Pacitto, who lives in Mimico, has already cast his ballot for Ward 3 during the advanced polls. Polls close at 8 p.m. on election night, Monday Oct. 22.
Each election presents a fresh set of issues for the new councillors to address. This race is of particular interest due to the new council set-up, with the reduction of the city’s 47 wards to 25.
Some residents, such as Pacitto, support the boundary changes.
“I love it,” he said. “I think the City of Toronto has been in a standstill for many years because of ‘too many cooks in the kitchen.’”
Pacitto said the current system does not allow council to make progress.
“One of the biggest issues with Toronto is ‘analysis paralysis.’ They can’t make a move or decision without doing research,” he said.
The number of wards, however, does not change the current problems residents have.
Financial planner Jaclyn Dawson said her primary concern is car congestion due to limited parking.

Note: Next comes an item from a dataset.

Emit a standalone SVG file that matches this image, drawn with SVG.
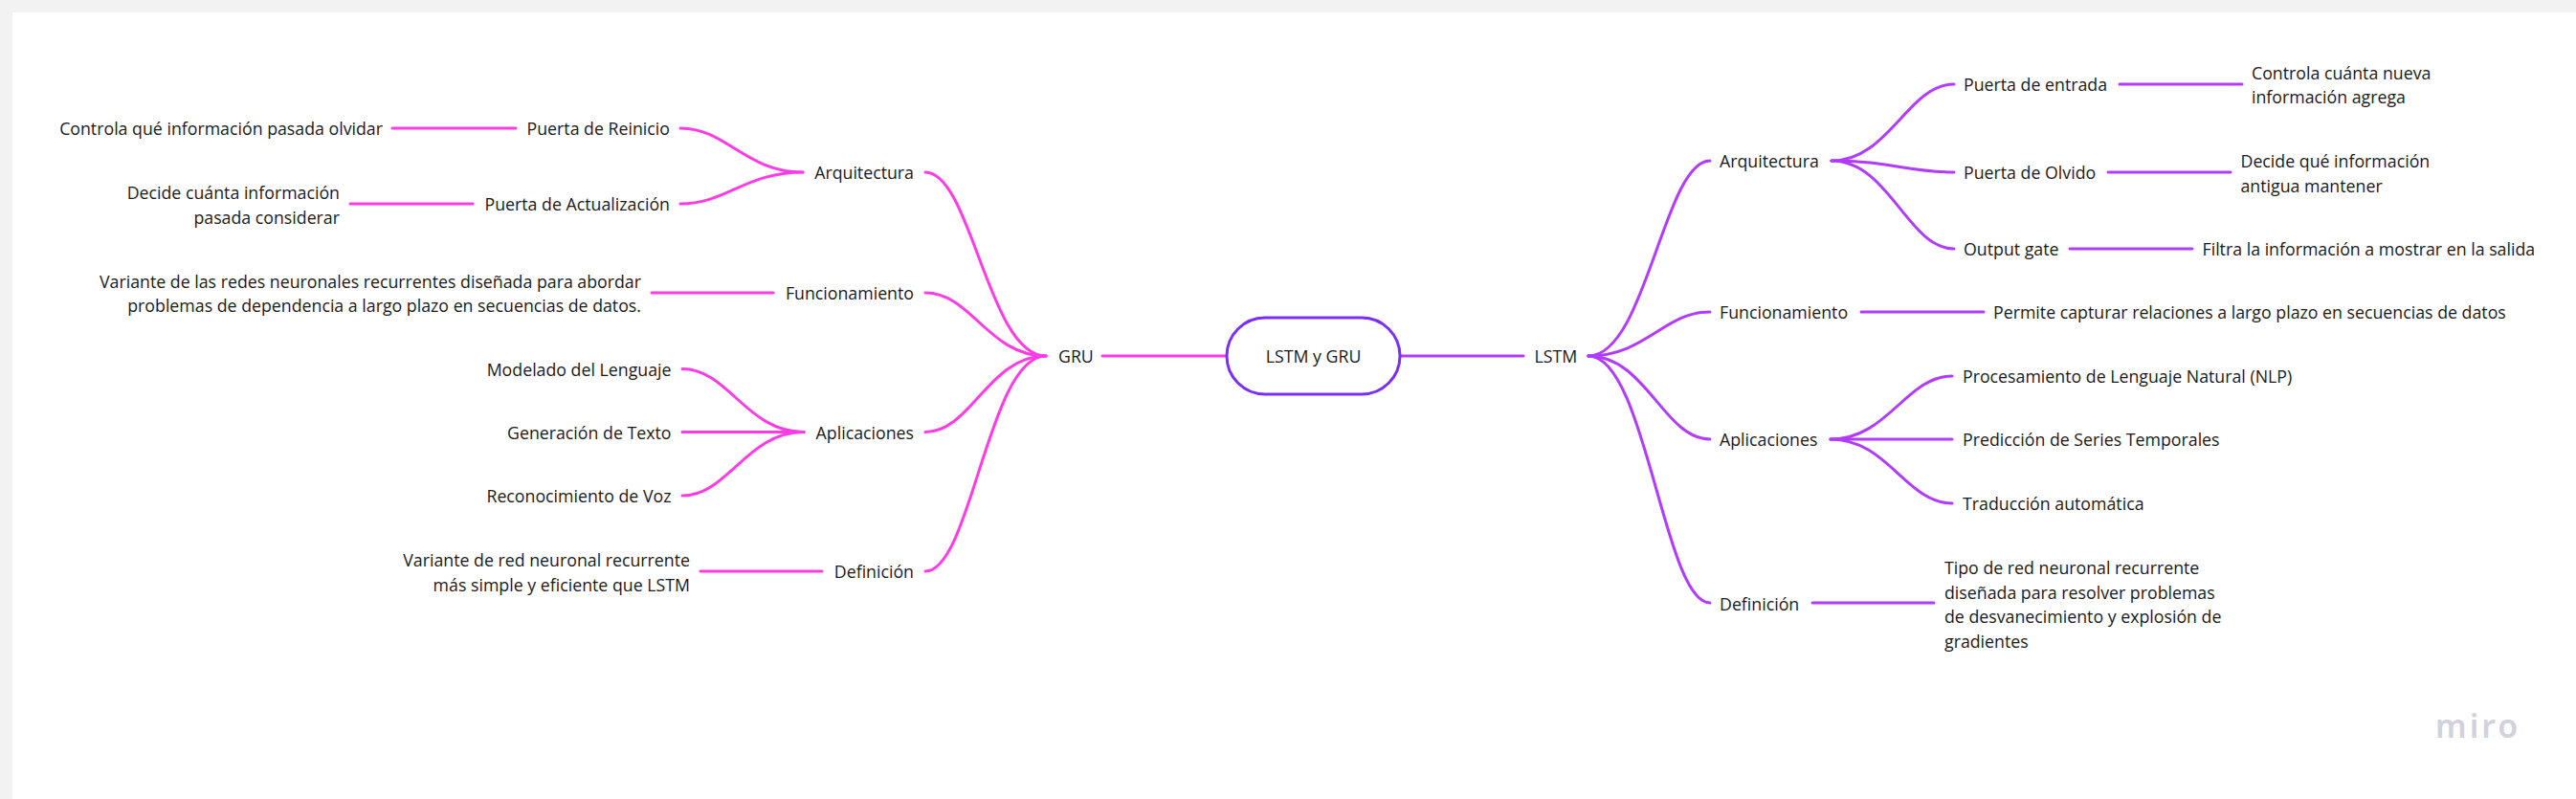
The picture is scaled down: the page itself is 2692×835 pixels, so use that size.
<svg xmlns="http://www.w3.org/2000/svg" width="2692" height="835" viewBox="0 0 2692 835">
<style>
text{font-family:"Open Sans","Noto Sans","Liberation Sans",sans-serif;font-size:17.75px;fill:#1a1a1a;dominant-baseline:central}
.e{text-anchor:end}
.m{text-anchor:middle}
path,line{fill:none;stroke-width:3;stroke-linecap:round}
.p path,.p line{stroke:#ff3be6}
.v path,.v line{stroke:#b13bff}
.miro{font-family:"Noto Sans",sans-serif;font-size:34px;font-weight:600;fill:#d2d2dd;letter-spacing:3px;dominant-baseline:auto}
</style>
<rect width="2692" height="835" fill="#f2f2f2"/>
<rect x="13" y="13" width="2679" height="822" fill="#ffffff"/>
<g id="connectors">
<g class="p">
<line x1="1152" y1="372" x2="1281" y2="372"/>
<path d="M1093 372C1033 372 1015 180 967 180"/>
<path d="M1093 372C1033 372 1015 306 967 306"/>
<path d="M1093 372C1033 372 1015 451.5 967 451.5"/>
<path d="M1093 372C1033 372 1015 597 967 597"/>
<path d="M839 180C779 180 759 134 711 134"/>
<path d="M839 180C779 180 759 213 711 213"/>
<path d="M840 451.5C780 451.5 761 385.5 713 385.5"/>
<line x1="713" y1="451.5" x2="840" y2="451.5"/>
<path d="M840 451.5C780 451.5 761 518 713 518"/>
<line x1="410" y1="134" x2="539" y2="134"/>
<line x1="366" y1="213" x2="494" y2="213"/>
<line x1="681" y1="306" x2="808" y2="306"/>
<line x1="732" y1="597" x2="859" y2="597"/>
</g>
<g class="v">
<line x1="1464" y1="372" x2="1592" y2="372"/>
<path d="M1660 372C1720 372 1739 168 1787 168"/>
<path d="M1660 372C1720 372 1739 326 1787 326"/>
<path d="M1660 372C1720 372 1739 459 1787 459"/>
<path d="M1660 372C1720 372 1739 630 1787 630"/>
<path d="M1914 168C1974 168 1994 88 2042 88"/>
<path d="M1914 168C1974 168 1994 180 2042 180"/>
<path d="M1914 168C1974 168 1994 260 2042 260"/>
<path d="M1913 459C1973 459 1992 393 2040 393"/>
<line x1="1913" y1="459" x2="2040" y2="459"/>
<path d="M1913 459C1973 459 1992 526 2040 526"/>
<line x1="2215" y1="88" x2="2343" y2="88"/>
<line x1="2203" y1="180" x2="2331" y2="180"/>
<line x1="2163" y1="260" x2="2291" y2="260"/>
<line x1="1945" y1="326" x2="2073" y2="326"/>
<line x1="1894" y1="630" x2="2021" y2="630"/>
</g>
</g>
<g id="root"><rect x="1282" y="332" width="181" height="80" rx="40" fill="#fff" stroke="#7a2dff" stroke-width="3"/><text class="m" x="1372.5" y="372">LSTM y GRU</text></g>
<g id="gru"><text x="1106" y="372">GRU</text></g>
<g id="lstm"><text x="1603.5" y="372">LSTM</text></g>
<g id="gru-arq"><text class="e" x="955" y="180">Arquitectura</text></g>
<g id="gru-fun"><text class="e" x="955" y="306">Funcionamiento</text></g>
<g id="gru-apl"><text class="e" x="955" y="451.5">Aplicaciones</text></g>
<g id="gru-def"><text class="e" x="955" y="597">Definición</text></g>
<g id="gru-rei"><text class="e" x="700" y="134">Puerta de Reinicio</text></g>
<g id="gru-act"><text class="e" x="700" y="213">Puerta de Actualización</text></g>
<g id="gru-rei-t"><text class="e" x="400" y="134">Controla qué información pasada olvidar</text></g>
<g id="gru-act-t"><text class="e" x="355" y="201">Decide cuánta información</text><text class="e" x="355" y="227">pasada considerar</text></g>
<g id="gru-fun-t"><text class="e" x="670" y="293.5">Variante de las redes neuronales recurrentes diseñada para abordar</text><text class="e" x="670" y="319">problemas de dependencia a largo plazo en secuencias de datos.</text></g>
<g id="gru-mod"><text class="e" x="701.5" y="385.5">Modelado del Lenguaje</text></g>
<g id="gru-gen"><text class="e" x="701.5" y="451.5">Generación de Texto</text></g>
<g id="gru-rec"><text class="e" x="701.5" y="518">Reconocimiento de Voz</text></g>
<g id="gru-def-t"><text class="e" x="721" y="585">Variante de red neuronal recurrente</text><text class="e" x="721" y="610.5">más simple y eficiente que LSTM</text></g>
<g id="lstm-arq"><text x="1797" y="168">Arquitectura</text></g>
<g id="lstm-fun"><text x="1797" y="326">Funcionamiento</text></g>
<g id="lstm-apl"><text x="1797" y="459">Aplicaciones</text></g>
<g id="lstm-def"><text x="1797" y="630.5">Definición</text></g>
<g id="lstm-ent"><text x="2052" y="88">Puerta de entrada</text></g>
<g id="lstm-olv"><text x="2052" y="180">Puerta de Olvido</text></g>
<g id="lstm-out"><text x="2052" y="260">Output gate</text></g>
<g id="lstm-ent-t"><text x="2353" y="75.5">Controla cuánta nueva</text><text x="2353" y="101">información agrega</text></g>
<g id="lstm-olv-t"><text x="2341.5" y="168">Decide qué información</text><text x="2341.5" y="193.5">antigua mantener</text></g>
<g id="lstm-out-t"><text x="2301.5" y="260">Filtra la información a mostrar en la salida</text></g>
<g id="lstm-fun-t"><text x="2083" y="326">Permite capturar relaciones a largo plazo en secuencias de datos</text></g>
<g id="lstm-nlp"><text x="2051" y="393">Procesamiento de Lenguaje Natural (NLP)</text></g>
<g id="lstm-pre"><text x="2051" y="459">Predicción de Series Temporales</text></g>
<g id="lstm-tra"><text x="2051" y="526">Traducción automática</text></g>
<g id="lstm-def-t"><text x="2032" y="593">Tipo de red neuronal recurrente</text><text x="2032" y="618.5">diseñada para resolver problemas</text><text x="2032" y="644">de desvanecimiento y explosión de</text><text x="2032" y="669.5">gradientes</text></g>
<g id="logo"><text class="miro" x="2545" y="771">miro</text></g>
</svg>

“New business are opening up in the area, and the big issue is that there is not adequate parking for these establishments,” she said. “Cars park illegally all over the streets, and it causes lots of traffic and nightmares for patrons trying to go to these stores.”
Apart from the congestion, issues about property are making some residents boiling mad.
“These huge homes on small lots not only look out of place but are overbearing to neighbours,” Pacitto said. “They should not allow these houses to be built so big and so close to the property lines.”
As for the Ward 3 councillor, incumbent Mark Grimes is competing for his fifth term in office alongside nine new candidates.
Pacitto is hopeful this election will bring a new city councillor to the ward to create change.
“Fifteen years is long enough and he hasn’t really done much to improve the community,” Pacitto said. “I think it’s time for new blood.”